What is Foundry Local?

Foundry Local is Microsoft’s local execution runtime for the Azure AI Foundry stack.

It provides:

It runs on your laptop, dev box, or on-prem server. Build once, run anywhere.

Why Use It?

1. Zero inference cost

No per-token fees. Your GPU is the cloud.

2. Regulated & offline workloads

Healthcare, manufacturing, defense, and finance become viable targets when you don’t need a constant internet connection to Redmond.

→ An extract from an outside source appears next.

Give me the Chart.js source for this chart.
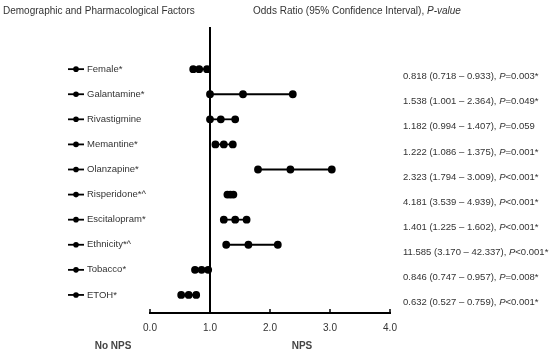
<!DOCTYPE html>
<html>
<head>
<meta charset="utf-8">
<script src="https://cdn.jsdelivr.net/npm/chart.js@4"></script>
<style>
  html, body { margin: 0; padding: 0; background: #fff; }
  #wrap { width: 550px; height: 358px; }
</style>
</head>
<body>
<div id="wrap"><canvas id="forestChart"></canvas></div>
<script>
// Factors top to bottom (x positions of the dots)
const factors = ['Female*', 'Galantamine*', 'Rivastigmine', 'Memantine*', 'Olanzapine*',
  'Risperidone*^', 'Escitalopram*', 'Ethnicity*^', 'Tobacco*', 'ETOH*'];
const lower    = [0.72, 1.00, 1.00, 1.09, 1.80, 1.29, 1.23, 1.27, 0.75, 0.52];
const estimate = [0.82, 1.55, 1.18, 1.23, 2.34, 1.34, 1.42, 1.64, 0.86, 0.645];
const upper    = [0.95, 2.38, 1.42, 1.38, 3.03, 1.39, 1.61, 2.13, 0.97, 0.77];

// Text column on the right
const orText = ['0.818 (0.718 – 0.933), ', '1.538 (1.001 – 2.364), ', '1.182 (0.994 – 1.407), ',
  '1.222 (1.086 – 1.375), ', '2.323 (1.794 – 3.009), ', '4.181 (3.539 – 4.939), ',
  '1.401 (1.225 – 1.602), ', '11.585 (3.170 – 42.337), ', '0.846 (0.747 – 0.957), ',
  '0.632 (0.527 – 0.759), '];
const pText = ['=0.003*', '=0.049*', '=0.059', '=0.001*', '<0.001*',
  '<0.001*', '<0.001*', '<0.001*', '=0.008*', '<0.001*'];

const xTicks = [0, 1, 2, 3, 4];
const refValue = 1;

const FONT = '"Liberation Sans", Arial, sans-serif';
const TEXT = '#333';

const datasets = factors.map((f, i) => ({
  label: f,
  data: [
    { x: lower[i], y: i },
    { x: estimate[i], y: i },
    { x: upper[i], y: i },
  ],
  showLine: true,
  borderColor: '#000',
  backgroundColor: '#000',
  borderWidth: 1.8,
  pointRadius: 3,
  pointHoverRadius: 3,
}));

// Headers, reference line, left labels, right text column, axis captions
const forestExtras = {
  id: 'forestExtras',
  afterDraw(chart) {
    const ctx = chart.ctx;
    const xs = chart.scales.x;
    const ys = chart.scales.y;
    const area = chart.chartArea;
    ctx.save();

    // headers
    ctx.fillStyle = TEXT;
    ctx.textBaseline = 'middle';
    ctx.textAlign = 'left';
    ctx.font = '10px ' + FONT;
    ctx.fillText('Demographic and Pharmacological Factors', 3, 11);
    const h = 'Odds Ratio (95% Confidence Interval), ';
    ctx.fillText(h, 253, 11);
    const hw = ctx.measureText(h).width;
    ctx.font = 'italic 10px ' + FONT;
    ctx.fillText('P-value', 253 + hw, 11);

    // reference line at OR = 1
    const rx = xs.getPixelForValue(refValue);
    ctx.strokeStyle = '#000';
    ctx.lineWidth = 2;
    ctx.beginPath();
    ctx.moveTo(rx, area.top);
    ctx.lineTo(rx, area.bottom);
    ctx.stroke();

    // small inward ticks on the x axis
    ctx.lineWidth = 1.5;
    xTicks.forEach(v => {
      const px = xs.getPixelForValue(v);
      ctx.beginPath();
      ctx.moveTo(px, area.bottom);
      ctx.lineTo(px, area.bottom - 4);
      ctx.stroke();
    });

    factors.forEach((f, i) => {
      const py = ys.getPixelForValue(i);
      // legend-like marker
      ctx.strokeStyle = '#000';
      ctx.lineWidth = 1.8;
      ctx.beginPath();
      ctx.moveTo(68, py);
      ctx.lineTo(84, py);
      ctx.stroke();
      ctx.fillStyle = '#000';
      ctx.beginPath();
      ctx.arc(76, py, 2.8, 0, Math.PI * 2);
      ctx.fill();

      ctx.fillStyle = TEXT;
      ctx.font = '9.5px ' + FONT;
      ctx.textAlign = 'left';
      ctx.fillText(f, 87, py);

      // right column
      ctx.fillText(orText[i], 403, py + 7.5);
      const w = ctx.measureText(orText[i]).width;
      ctx.font = 'italic 9.5px ' + FONT;
      ctx.fillText('P', 403 + w, py + 7.5);
      const pw = ctx.measureText('P').width;
      ctx.font = '9.5px ' + FONT;
      ctx.fillText(pText[i], 403 + w + pw, py + 7.5);
    });

    // bottom captions
    ctx.fillStyle = '#444';
    ctx.font = 'bold 10px ' + FONT;
    ctx.textAlign = 'center';
    ctx.fillText('No NPS', 113, 346);
    ctx.fillText('NPS', 302, 346);
    ctx.restore();
  }
};

new Chart(document.getElementById('forestChart'), {
  type: 'scatter',
  data: { datasets },
  options: {
    responsive: true,
    maintainAspectRatio: false,
    animation: false,
    layout: { padding: { left: 150, right: 160, top: 27, bottom: 23 } },
    plugins: {
      legend: { display: false },
      tooltip: { enabled: false },
    },
    scales: {
      x: {
        type: 'linear',
        min: 0,
        max: 4,
        afterBuildTicks: axis => { axis.ticks = xTicks.map(v => ({ value: v })); },
        grid: { display: false },
        border: { display: true, color: '#000', width: 2 },
        ticks: {
          padding: 1,
          color: TEXT,
          font: { family: FONT, size: 10 },
          callback: v => v.toFixed(1),
        },
      },
      y: {
        type: 'linear',
        reverse: true,
        min: -1.68,
        max: 9.72,
        display: false,
      },
    },
  },
  plugins: [forestExtras],
});
</script>
</body>
</html>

3. Full parity with Azure AI Foundry

Same code. Same patterns. Different runtime.

4. Model Control

Swap Phi → Llama → Mistral → Qwen without rewriting your business logic.

Mental Model

The architecture is simple:

Your App -> Foundry SDK / REST -> Foundry Runtime (Local) -> LLM + Embeddings + Vector Store + Tools

Getting Started

1. Install Foundry Local

brew install foundry
# or
winget install microsoft.foundry

Verify the install:

foundry --version

2. Start the Runtime

foundry local start

3. Run a Model

foundry model run qwen2.5-0.5b

Check the service status to get your endpoint:

foundry service status

Example output: http://127.0.0.1:52733

This is your FOUNDRY_ENDPOINT.

The Implementation

Most “AI” features boil down to three things:

Since Foundry Local exposes OpenAI-compatible REST endpoints, your existing code usually just works.

Chat Completions (C#)

appsettings.json

{
  "Foundry": {
    "Endpoint": "http://127.0.0.1:52733",
    "Model": "qwen2.5-0.5b"
  }
}

DI + HttpClient

public sealed class FoundryOptions
{
    public required string Endpoint { get; init; }
    public required string Model { get; init; }
}

builder.Services.Configure<FoundryOptions>(
    builder.Configuration.GetSection("Foundry"));

builder.Services.AddHttpClient("Foundry", (sp, client) =>
{
    var opt = sp.GetRequiredService<IOptions<FoundryOptions>>().Value;
    client.BaseAddress = new Uri(opt.Endpoint);
});

Chat call (/v1/chat/completions)

public async Task<string> AskAsync(string prompt)
{
    var req = new
    {
        model = _opt.Model,
        messages = new[]
        {
            new { role = "system", content = "You are a helpful assistant." },
            new { role = "user", content = prompt }
        },
        temperature = 0.2
    };

    var resp = await _http.PostAsJsonAsync("/v1/chat/completions", req);
    resp.EnsureSuccessStatusCode();

    var json = await resp.Content.ReadFromJsonAsync<ChatCompletionsResponse>();
    return json?.choices?.FirstOrDefault()?.message?.content ?? "";
}

Embeddings

public async Task<float[]> EmbedAsync(string text)
{
    var req = new
    {
        model = "phi-embed",
        input = text
    };

    var resp = await _http.PostAsJsonAsync("/v1/embeddings", req);
    resp.EnsureSuccessStatusCode();

    var json = await resp.Content.ReadFromJsonAsync<EmbeddingsResponse>();
    return json?.data?.FirstOrDefault()?.embedding ?? Array.Empty<float>();
}

Once you have vectors, you have semantic search, clustering, and RAG.

Local RAG

public async Task<string> RagAsync(string question, IReadOnlyList<string> chunks)
{
    var qVec = await EmbedAsync(question);

    var ranked = chunks
        .Select(async c => (chunk: c, score: CosineSimilarity(qVec, await EmbedAsync(c))))
        .Select(t => t.Result)
        .OrderByDescending(x => x.score)
        .Take(4)
        .Select(x => x.chunk);

    var context = string.Join("\n---\n", ranked);

    return await AskAsync($"""
    Use the following context to answer the question:

    {context}

    Question: {question}
    """);
}

Two endpoints. Zero cloud.

Native API vs REST

Foundry Local supports a native .NET API that runs without HTTP for performance, but REST is better for demos (curl + Postman). I use REST to prototype and native for production.

Working Examples

I use this pattern in my meetup demos. You can view the source code here:

github.com/Alec13355/JanDotNetUG

The repo includes local LLM demos, embedding pipelines, and RAG patterns.

Summary

Foundry Local is what cloud AI should have been: portable, predictable, and controlled by the engineer.

You choose where it runs. You choose the models. You control the costs. This is how you build systems that don’t expire when your credits run out.